WHAT YOU SHOULD DO.
Seek out every line containing the word "this", and copy each.

+++ ENTRIES SHOWN +++

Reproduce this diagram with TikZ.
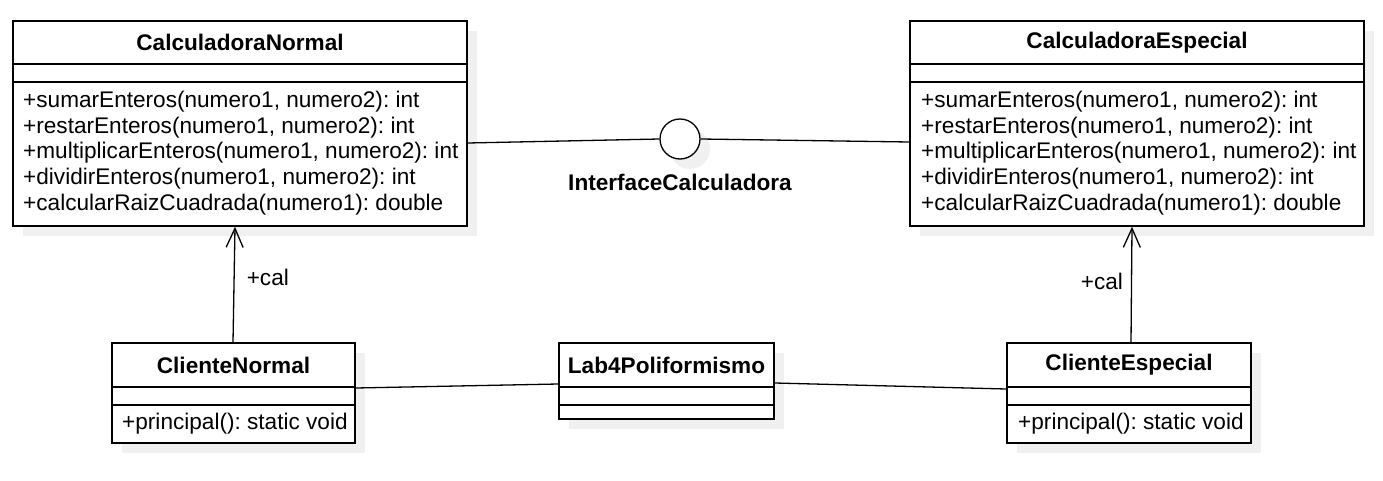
\documentclass[tikz,border=0pt]{standalone}
\usepackage{fontspec}
\setmainfont{Liberation Sans}
\frenchspacing
\usetikzlibrary{arrows.meta,shadows}
\tikzset{
  classbox/.style={draw, line width=1.6pt, fill=white, inner sep=0pt,
    drop shadow={shadow xshift=10pt, shadow yshift=-10pt, fill=black!6, opacity=1}},
  divider/.style={line width=1.6pt},
  classname/.style={font=\fontsize{22.6}{25.6}\selectfont\bfseries, inner sep=0pt},
  members/.style={font=\fontsize{22.6}{25.6}\selectfont, align=left, inner sep=0pt, anchor=west},
  link/.style={line width=1.3pt},
  uses/.style={line width=1.3pt, -{Straight Barb[length=19pt, width=17pt, line width=1.3pt]}},
  role/.style={font=\fontsize{22.6}{25.6}\selectfont, inner sep=0pt}
}

\begin{document}
\begin{tikzpicture}[x=1pt,y=-1pt]
	\useasboundingbox (0,0) rectangle (1383,481);
	
	% Calculators
	\node[classbox, minimum width=454pt, minimum height=205pt] (calcN) at (240,123.5) {};
	\node[classbox, minimum width=454pt, minimum height=205pt] (calcE) at (1137,123.5) {};
	\draw[divider] (calcN.west |- 0,64) -- (calcN.east |- 0,64) (calcN.west |- 0,82) -- (calcN.east |- 0,82);
	\draw[divider] (calcE.west |- 0,64) -- (calcE.east |- 0,64) (calcE.west |- 0,82) -- (calcE.east |- 0,82);
	\node[classname] (calcN-name) at (240,42.5) {CalculadoraNormal};
	\node[classname] (calcE-name) at (1137,42.5) {CalculadoraEspecial};
	\node[members] (calcN-ops) at (23,153) {+sumarEnteros(numero1, numero2): int\\+restarEnteros(numero1, numero2): int\\+multiplicarEnteros(numero1, numero2): int\\+dividirEnteros(numero1, numero2): int\\+calcularRaizCuadrada(numero1): double};
	\node[members] (calcE-ops) at (921,153) {+sumarEnteros(numero1, numero2): int\\+restarEnteros(numero1, numero2): int\\+multiplicarEnteros(numero1, numero2): int\\+dividirEnteros(numero1, numero2): int\\+calcularRaizCuadrada(numero1): double};
	
	% Interface
	\node[classbox, circle, minimum size=40pt, line width=1.3pt] (iface) at (680,139) {};
	\node[classname] (iface-name) at (680,182) {InterfaceCalculadora};
	
	% Clients and main class
	\node[classbox, minimum width=243pt, minimum height=100pt] (cliN) at (233.5,393) {};
	\node[classbox, minimum width=215pt, minimum height=76pt] (lab) at (666.5,381) {};
	\node[classbox, minimum width=244pt, minimum height=100pt] (cliE) at (1129,393) {};
	\draw[divider] (cliN.west |- 0,387) -- (cliN.east |- 0,387) (cliN.west |- 0,405) -- (cliN.east |- 0,405);
	\draw[divider] (lab.west |- 0,387) -- (lab.east |- 0,387) (lab.west |- 0,405) -- (lab.east |- 0,405);
	\draw[divider] (cliE.west |- 0,387) -- (cliE.east |- 0,387) (cliE.west |- 0,405) -- (cliE.east |- 0,405);
	\node[classname] (cliN-name) at (233.5,365) {ClienteNormal};
	\node[classname] (lab-name) at (666.5,365) {Lab4Poliformismo};
	\node[classname] (cliE-name) at (1129,365) {ClienteEspecial};
	\node[members] (cliN-ops) at (122,424) {+principal(): static void};
	\node[members] (cliE-ops) at (1018,424) {+principal(): static void};
	
	% Connectors
	\draw[link] ([yshift=-19.5pt]calcN.east) -- (iface.west);
	\draw[link] (iface.east) -- ([yshift=-18.5pt]calcE.west);
	\draw[link] ([yshift=5pt]cliN.east) -- ([yshift=-3pt]lab.west);
	\draw[link] ([yshift=-2pt]lab.east) -- ([yshift=4pt]cliE.west);
	\draw[uses] ([xshift=-0.5pt]cliN.north) -- ([xshift=-5pt]calcN.south) node[role, pos=0.56, right=12pt] {+cal};
	\draw[uses] ([xshift=2pt]cliE.north) -- ([xshift=-5pt]calcE.south) node[role, pos=0.53, left=8pt] {+cal};
\end{tikzpicture}
\end{document}
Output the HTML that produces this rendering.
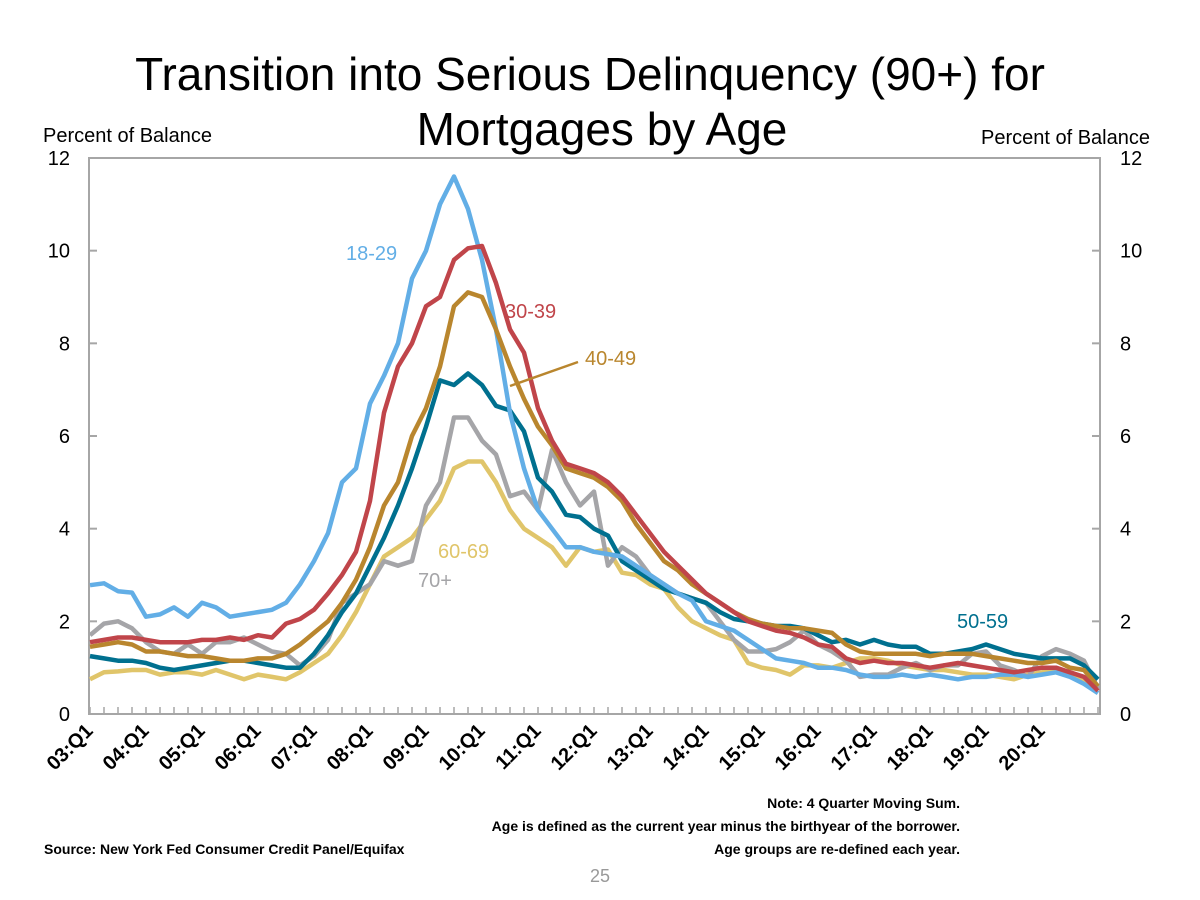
<!DOCTYPE html>
<html><head><meta charset="utf-8"><style>
body{margin:0;background:#fff;}
svg{display:block;font-family:"Liberation Sans",Arial,sans-serif;}
</style></head><body>
<svg id="chart" width="1200" height="900" viewBox="0 0 1200 900">
<text x="590" y="90" font-size="46" text-anchor="middle">Transition into Serious Delinquency (90+) for</text>
<text x="602" y="145" font-size="46" text-anchor="middle">Mortgages by Age</text>
<text x="43" y="142" font-size="20">Percent of Balance</text>
<text x="1150" y="144" font-size="20" text-anchor="end">Percent of Balance</text>
<g id="axes"></g>
<g id="series"></g>
<g id="labels">
<text x="346" y="260" font-size="20" fill="#62aee6">18-29</text>
<text x="505" y="318" font-size="20" fill="#c0454a">30-39</text>
<line x1="510" y1="386" x2="578" y2="362" stroke="#b9862e" stroke-width="2.5"/>
<text x="585" y="365" font-size="20" fill="#b9862e">40-49</text>
<text x="957" y="628" font-size="20" fill="#00708f">50-59</text>
<text x="438" y="558" font-size="20" fill="#e0c56a">60-69</text>
<text x="418" y="587" font-size="20" fill="#a5a5a8">70+</text>
</g>
<text x="960" y="808" font-size="14" font-weight="bold" text-anchor="end">Note: 4 Quarter Moving Sum.</text>
<text x="960" y="831" font-size="14" font-weight="bold" text-anchor="end">Age is defined as the current year minus the birthyear of the borrower.</text>
<text x="960" y="854" font-size="14" font-weight="bold" text-anchor="end">Age groups are re-defined each year.</text>
<text x="44" y="854" font-size="14" font-weight="bold">Source: New York Fed Consumer Credit Panel/Equifax</text>
<text x="600" y="882" font-size="18" fill="#999" text-anchor="middle">25</text>
</svg>
<script>
const yTicks=[0,2,4,6,8,10,12];
const yearLabels=["03:Q1","04:Q1","05:Q1","06:Q1","07:Q1","08:Q1","09:Q1","10:Q1","11:Q1","12:Q1","13:Q1","14:Q1","15:Q1","16:Q1","17:Q1","18:Q1","19:Q1","20:Q1"];
const s1829=[2.78,2.82,2.65,2.62,2.1,2.15,2.3,2.1,2.4,2.3,2.1,2.15,2.2,2.25,2.4,2.8,3.3,3.9,5.0,5.3,6.7,7.3,8.0,9.4,10.0,11.0,11.6,10.9,9.8,8.3,6.5,5.3,4.4,4.0,3.6,3.6,3.5,3.45,3.4,3.2,3.0,2.8,2.6,2.45,2.0,1.9,1.8,1.6,1.4,1.2,1.15,1.1,1.0,1.0,0.95,0.85,0.8,0.8,0.85,0.8,0.85,0.8,0.75,0.8,0.8,0.85,0.85,0.8,0.85,0.9,0.8,0.65,0.45];
const s3039=[1.55,1.6,1.65,1.65,1.6,1.55,1.55,1.55,1.6,1.6,1.65,1.6,1.7,1.65,1.95,2.05,2.25,2.6,3.0,3.5,4.6,6.5,7.5,8.0,8.8,9.0,9.8,10.05,10.1,9.3,8.3,7.8,6.6,5.9,5.4,5.3,5.2,5.0,4.7,4.3,3.9,3.5,3.2,2.9,2.6,2.4,2.2,2.0,1.9,1.8,1.75,1.65,1.5,1.45,1.2,1.1,1.15,1.1,1.1,1.05,1.0,1.05,1.1,1.05,1.0,0.95,0.9,0.95,1.0,1.0,0.9,0.8,0.5];
const s4049=[1.45,1.5,1.55,1.5,1.35,1.35,1.3,1.25,1.25,1.2,1.15,1.15,1.2,1.2,1.3,1.5,1.75,2.0,2.4,2.9,3.6,4.5,5.0,6.0,6.6,7.5,8.8,9.1,9.0,8.3,7.5,6.8,6.2,5.8,5.3,5.2,5.1,4.9,4.6,4.1,3.7,3.3,3.1,2.8,2.6,2.4,2.2,2.05,1.95,1.9,1.85,1.85,1.8,1.75,1.5,1.35,1.3,1.3,1.3,1.3,1.25,1.3,1.3,1.3,1.25,1.2,1.15,1.1,1.1,1.15,1.0,0.95,0.6];
const s5059=[1.25,1.2,1.15,1.15,1.1,1.0,0.95,1.0,1.05,1.1,1.15,1.15,1.1,1.05,1.0,1.0,1.3,1.7,2.2,2.6,3.2,3.8,4.5,5.3,6.2,7.2,7.1,7.35,7.1,6.65,6.55,6.1,5.1,4.8,4.3,4.25,4.0,3.85,3.3,3.1,2.9,2.7,2.6,2.5,2.4,2.2,2.05,2.0,1.95,1.9,1.9,1.85,1.7,1.55,1.6,1.5,1.6,1.5,1.45,1.45,1.3,1.3,1.35,1.4,1.5,1.4,1.3,1.25,1.2,1.2,1.2,1.05,0.75];
const s6069=[0.75,0.9,0.92,0.95,0.95,0.85,0.9,0.9,0.85,0.95,0.85,0.75,0.85,0.8,0.75,0.9,1.1,1.3,1.7,2.2,2.8,3.4,3.6,3.8,4.2,4.6,5.3,5.45,5.45,5.0,4.4,4.0,3.8,3.6,3.2,3.6,3.5,3.55,3.05,3.0,2.8,2.7,2.3,2.0,1.85,1.7,1.6,1.1,1.0,0.95,0.85,1.05,1.05,1.0,1.1,1.2,1.2,1.15,1.05,1.0,0.95,0.95,0.9,0.85,0.85,0.8,0.75,0.85,0.9,0.9,0.85,0.75,0.55];
const s70p=[1.7,1.95,2.0,1.85,1.55,1.35,1.3,1.5,1.3,1.55,1.55,1.65,1.5,1.35,1.3,1.05,1.25,1.6,2.4,2.6,2.8,3.3,3.2,3.3,4.5,5.0,6.4,6.4,5.9,5.6,4.7,4.8,4.4,5.7,5.0,4.5,4.8,3.2,3.6,3.4,3.0,2.8,2.6,2.5,2.4,2.0,1.6,1.35,1.35,1.4,1.55,1.8,1.5,1.35,1.15,0.8,0.85,0.85,1.0,1.1,0.95,1.05,1.05,1.3,1.35,1.05,0.95,0.8,1.25,1.4,1.3,1.15,0.55];
const seriesList=[
 {name:"series-60-69",data:s6069,color:"#e0c56a"},
 {name:"series-70-plus",data:s70p,color:"#a5a5a8"},
 {name:"series-50-59",data:s5059,color:"#00708f"},
 {name:"series-18-29",data:s1829,color:"#62aee6"},
 {name:"series-40-49",data:s4049,color:"#b9862e"},
 {name:"series-30-39",data:s3039,color:"#c0454a"}
];
const NS="http://www.w3.org/2000/svg";
const X0=90,X1=1100,Y0=714,Y1=158,NQ=73;
const xs=i=>X0+i*(1098-X0)/(NQ-1);
const ys=v=>Y0-(v/12)*(Y0-Y1);
function mk(tag,attrs,parent){const e=document.createElementNS(NS,tag);for(const k in attrs)e.setAttribute(k,attrs[k]);parent.appendChild(e);return e;}
const ax=document.getElementById('axes');
const fr=mk('rect',{x:89,y:158,width:1011,height:556,fill:'none',stroke:'#a6a6a6','stroke-width':2},ax);


yTicks.forEach(v=>{
 const y=ys(v);
 const t1=mk('line',{x1:89,x2:97,y1:y,y2:y,stroke:'#a6a6a6','stroke-width':2},ax);
 
 
 const t2=mk('line',{x1:1092,x2:1100,y1:y,y2:y,stroke:'#a6a6a6','stroke-width':2},ax);
 
 
 const l=mk('text',{x:70,y:y+7,'font-size':20,'text-anchor':'end'},ax);l.textContent=v;
 
 
 const r=mk('text',{x:1120,y:y+7,'font-size':20},ax);r.textContent=v;
 
 
});
for(let i=0;i<NQ;i++){
 const t=mk('line',{x1:xs(i),x2:xs(i),y1:714,y2:707,stroke:'#a6a6a6','stroke-width':1.5},ax);
 
 
}
yearLabels.forEach((lab,k)=>{
 const x=xs(k*4)+4,y=732;
 const t=mk('text',{x:x,y:y,'font-size':20,'font-weight':'bold','text-anchor':'end',transform:`rotate(-45 ${x} ${y})`},ax);
 t.textContent=lab;
 
 
});
const sg=document.getElementById('series');
seriesList.forEach(s=>{
 const pts=s.data.map((v,i)=>xs(i).toFixed(1)+','+ys(v).toFixed(1)).join(' ');
 const p=mk('polyline',{points:pts,fill:'none',stroke:s.color,'stroke-width':4.5,'stroke-linejoin':'round'},sg);
 
 
});
</script>
</body></html>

+++

COMPLETE OUTPUT.
Reproduce this diagram with TikZ.
Output the HTML that produces this rendering.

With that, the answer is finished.